## GIVEN REQUEST
Leave out the pictures, and write out exactly the lines from the beginning of the material to the line holding "(283.5,370) node[bnode=171.75pt] (s23)", that line included, and nothing else.

BEGIN DATA LINES

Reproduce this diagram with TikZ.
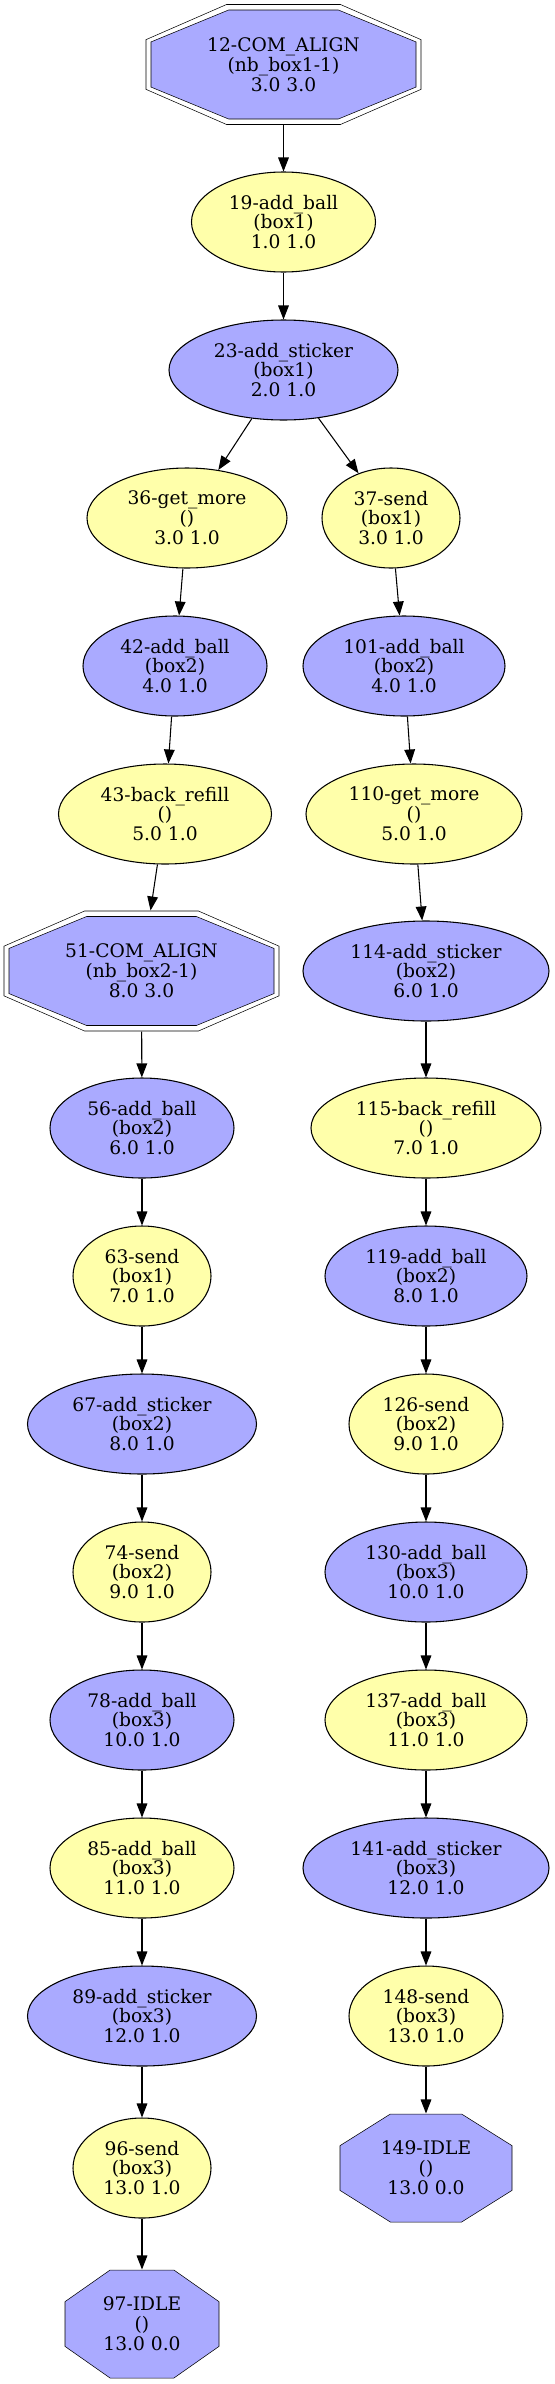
\documentclass[tikz,border=0pt]{standalone}
\usepackage{fontspec}
\setmainfont{DejaVu Serif}
\usepackage{tikz}
\usetikzlibrary{shapes.geometric,arrows.meta,backgrounds}
\definecolor{bluefill}{HTML}{AAAAFF}
\definecolor{yellowfill}{HTML}{FFFFAA}

\begin{document}
\begin{tikzpicture}[x=0.75pt,y=-0.75pt,line width=0.8pt,
	>={Triangle[length=10.5pt,width=8pt]},
	every node/.style={align=center,font={\fontsize{14}{14.9}\selectfont\lineskiplimit-5pt}},
	ynode/.style={ellipse,draw,fill=yellowfill,inner sep=0pt,minimum height=75pt,minimum width=#1},
	bnode/.style={ellipse,draw,fill=bluefill,inner sep=0pt,minimum height=75pt,minimum width=#1},
	onode/.style 2 args={rectangle,inner sep=0pt,minimum width=#1,minimum height=#2}]

\useasboundingbox (0,0) rectangle (554,2384);

% top chain
\draw	(283.5,64.5) node[onode={206.25pt}{90pt}] (s12) {12-COM\_ALIGN\\(nb\_box1-1)\\3.0 3.0}
		(283.5,222) node[ynode=138pt] (s19) {19-add\_ball\\(box1)\\1.0 1.0}
		(283.5,370) node[bnode=171.75pt] (s23) {23-add\_sticker\\(box1)\\2.0 1.0};

% left branch
\draw	(187,518) node[ynode=150pt] (s36) {36-get\_more\\()\\3.0 1.0}
		(175,666) node[bnode=138pt] (s42) {42-add\_ball\\(box2)\\4.0 1.0}
		(165,814) node[ynode=159.75pt] (s43) {43-back\_refill\\()\\5.0 1.0}
		(141.5,971) node[onode={206.25pt}{90pt}] (s51) {51-COM\_ALIGN\\(nb\_box2-1)\\8.0 3.0}
		(142,1128) node[bnode=138pt] (s56) {56-add\_ball\\(box2)\\6.0 1.0}
		(142,1276) node[ynode=103.5pt] (s63) {63-send\\(box1)\\7.0 1.0}
		(142,1424) node[bnode=171.75pt] (s67) {67-add\_sticker\\(box2)\\8.0 1.0}
		(142,1572) node[ynode=103.5pt] (s74) {74-send\\(box2)\\9.0 1.0}
		(142,1720) node[bnode=138pt] (s78) {78-add\_ball\\(box3)\\10.0 1.0}
		(142,1868) node[ynode=138pt] (s85) {85-add\_ball\\(box3)\\11.0 1.0}
		(142,2016) node[bnode=171.75pt] (s89) {89-add\_sticker\\(box3)\\12.0 1.0}
		(142,2168) node[ynode=103.5pt] (s96) {96-send\\(box3)\\13.0 1.0}
		(142,2324) node[onode={115.5pt}{81pt}] (s97) {97-IDLE\\()\\13.0 0.0};

% right branch
\draw	(391,518) node[ynode=103.5pt] (s37) {37-send\\(box1)\\3.0 1.0}
		(404,666) node[bnode=151.5pt] (s101) {101-add\_ball\\(box2)\\4.0 1.0}
		(414,814) node[ynode=162pt] (s110) {110-get\_more\\()\\5.0 1.0}
		(426,971) node[bnode=184.5pt] (s114) {114-add\_sticker\\(box2)\\6.0 1.0}
		(426,1128) node[ynode=172.5pt] (s115) {115-back\_refill\\()\\7.0 1.0}
		(426,1276) node[bnode=151.5pt] (s119) {119-add\_ball\\(box2)\\8.0 1.0}
		(426,1424) node[ynode=115.5pt] (s126) {126-send\\(box2)\\9.0 1.0}
		(426,1572) node[bnode=151.5pt] (s130) {130-add\_ball\\(box3)\\10.0 1.0}
		(426,1720) node[ynode=151.5pt] (s137) {137-add\_ball\\(box3)\\11.0 1.0}
		(426,1868) node[bnode=184.5pt] (s141) {141-add\_sticker\\(box3)\\12.0 1.0}
		(426,2016) node[ynode=115.5pt] (s148) {148-send\\(box3)\\13.0 1.0}
		(426,2168) node[onode={129pt}{81pt}] (s149) {149-IDLE\\()\\13.0 0.0};

% octagons
\begin{scope}[on background layer]
\foreach \n/\a/\b in {s12/137.5/60, s51/137.5/60}
	\draw ([shift={(\a,{0.4142*\b})}]\n.center) -- ([shift={({0.4142*\a},\b)}]\n.center)
		-- ([shift={({-0.4142*\a},\b)}]\n.center) -- ([shift={(-\a,{0.4142*\b})}]\n.center)
		-- ([shift={(-\a,{-0.4142*\b})}]\n.center) -- ([shift={({-0.4142*\a},-\b)}]\n.center)
		-- ([shift={({0.4142*\a},-\b)}]\n.center) -- ([shift={(\a,{-0.4142*\b})}]\n.center) -- cycle;
\foreach \n/\a/\b in {s12/132.5/54.5, s51/132.5/54.5, s97/77/54, s149/86/54}
	\draw[fill=bluefill] ([shift={(\a,{0.4142*\b})}]\n.center) -- ([shift={({0.4142*\a},\b)}]\n.center)
		-- ([shift={({-0.4142*\a},\b)}]\n.center) -- ([shift={(-\a,{0.4142*\b})}]\n.center)
		-- ([shift={(-\a,{-0.4142*\b})}]\n.center) -- ([shift={({-0.4142*\a},-\b)}]\n.center)
		-- ([shift={({0.4142*\a},-\b)}]\n.center) -- ([shift={(\a,{-0.4142*\b})}]\n.center) -- cycle;
\end{scope}

% edges
\path[->] (s12) edge (s19)
		(s19) edge (s23)
		(s23) edge (s36)
			  edge (s37);

\path[->] (s36) edge (s42)
		(s42) edge (s43)
		(s43) edge (s51)
		(s51) edge (s56)
		(s56) edge (s63)
		(s63) edge (s67)
		(s67) edge (s74)
		(s74) edge (s78)
		(s78) edge (s85)
		(s85) edge (s89)
		(s89) edge (s96)
		(s96) edge (s97);

\path[->] (s37) edge (s101)
		(s101) edge (s110)
		(s110) edge (s114)
		(s114) edge (s115)
		(s115) edge (s119)
		(s119) edge (s126)
		(s126) edge (s130)
		(s130) edge (s137)
		(s137) edge (s141)
		(s141) edge (s148)
		(s148) edge (s149);
\end{tikzpicture}
\end{document}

END DATA LINES

## THE RESPONSE
Reproduce this diagram with TikZ.
\documentclass[tikz,border=0pt]{standalone}
\usepackage{fontspec}
\setmainfont{DejaVu Serif}
\usepackage{tikz}
\usetikzlibrary{shapes.geometric,arrows.meta,backgrounds}
\definecolor{bluefill}{HTML}{AAAAFF}
\definecolor{yellowfill}{HTML}{FFFFAA}

\begin{document}
\begin{tikzpicture}[x=0.75pt,y=-0.75pt,line width=0.8pt,
	>={Triangle[length=10.5pt,width=8pt]},
	every node/.style={align=center,font={\fontsize{14}{14.9}\selectfont\lineskiplimit-5pt}},
	ynode/.style={ellipse,draw,fill=yellowfill,inner sep=0pt,minimum height=75pt,minimum width=#1},
	bnode/.style={ellipse,draw,fill=bluefill,inner sep=0pt,minimum height=75pt,minimum width=#1},
	onode/.style 2 args={rectangle,inner sep=0pt,minimum width=#1,minimum height=#2}]

\useasboundingbox (0,0) rectangle (554,2384);

% top chain
\draw	(283.5,64.5) node[onode={206.25pt}{90pt}] (s12) {12-COM\_ALIGN\\(nb\_box1-1)\\3.0 3.0}
		(283.5,222) node[ynode=138pt] (s19) {19-add\_ball\\(box1)\\1.0 1.0}
		(283.5,370) node[bnode=171.75pt] (s23) {23-add\_sticker\\(box1)\\2.0 1.0};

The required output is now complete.